How to Determine the Potential
Equity of Your New Home
home equity articles and tips
Home equity is roughly defined as your asset in your home. Your home is often one of the largest assets that you have. However, if it is greatly encumbered by mortgages or liens, it is not truly worth that much. Because your home's equity can greatly impact you and your finances later in life, it is important to consider how much equity you currently have if you have just purchased a home and how you can raise your home's equity to better your finances.
Consider Your Home's Current Market Value
First, you must know how much your home currently worth. This is usually considered to be the amount assessed by your county's tax assessor. You may be surprised at how high or low this number actually is. Also, be aware that this number could be different from the current market value, which could be higher or lower based on the interest in the housing market in your area. You should rely mainly on this current market value amount found with the help of a realtor.
Subtract Your Current Mortgage Amount
However, if you owe something on your home, your equity will be less than your home's current market value is. When you have a mortgage or a loan against your home, a bank or another financial institution actually owns part of your home. Subtract this number from the number you just figured for the current market value.
Do Not Rely on Your Purchase Price
It is exciting to buy property, especially if you know that you are getting a great price for it. However, do not assume that your purchase price is the same as the amount of equity that you have.

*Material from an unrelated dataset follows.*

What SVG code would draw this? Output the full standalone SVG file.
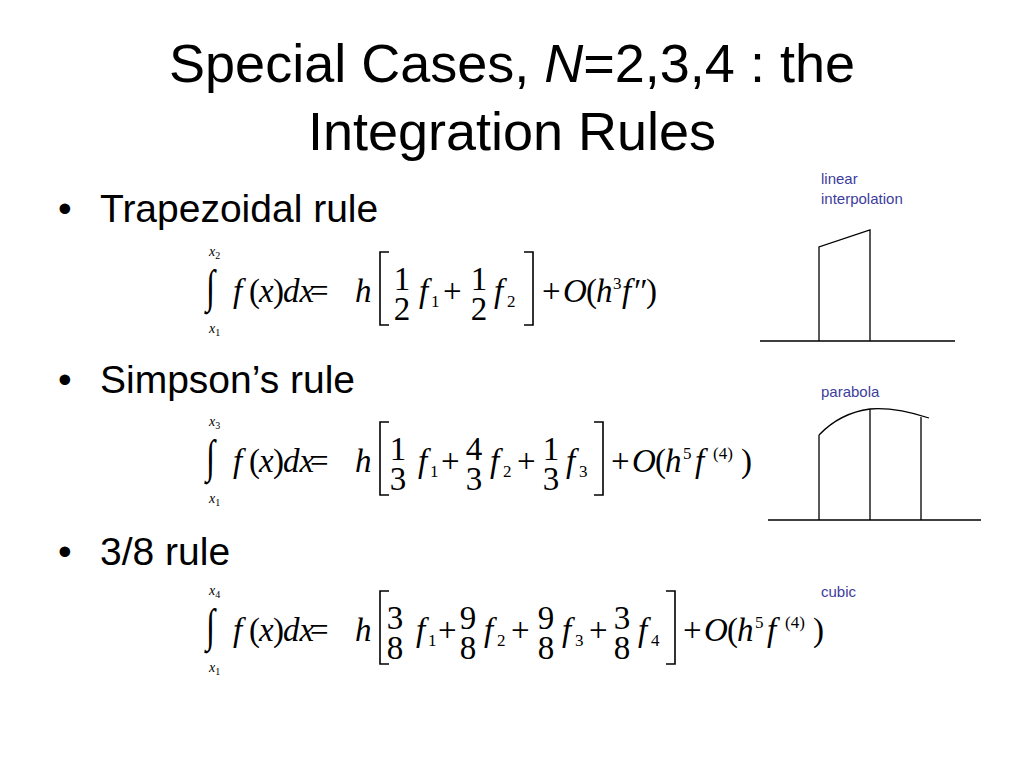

Your purchase price may have been artificially driven up because of demand in the area for that certain type of home, or it may have been lower because of specials, assessments or other downsides associated with the home.
Ask Yourself if You Have Increased Your Equity
Even if you have recently moved into your new home, your equity can substantially improve if you make changes to your home as many people do within a few months of taking ownership. Improving curb appeal, doing even small remodels of bathrooms or the kitchen and upgrading flooring, windows, doors or other features can dramatically improve your home's market value as well as your home equity even though your mortgage has not changed.
If you are unhappy with the amount of equity that you currently have in your home, do not be discouraged, but instead focus on what you can do to improve this number. Keep paying down your mortgage, and you will gradually see your equity increase as long as the housing market in your area stays firm. In addition, you can make changes and improvements to your home to increase equity, which will improve your assets and give you a solid financial foundation.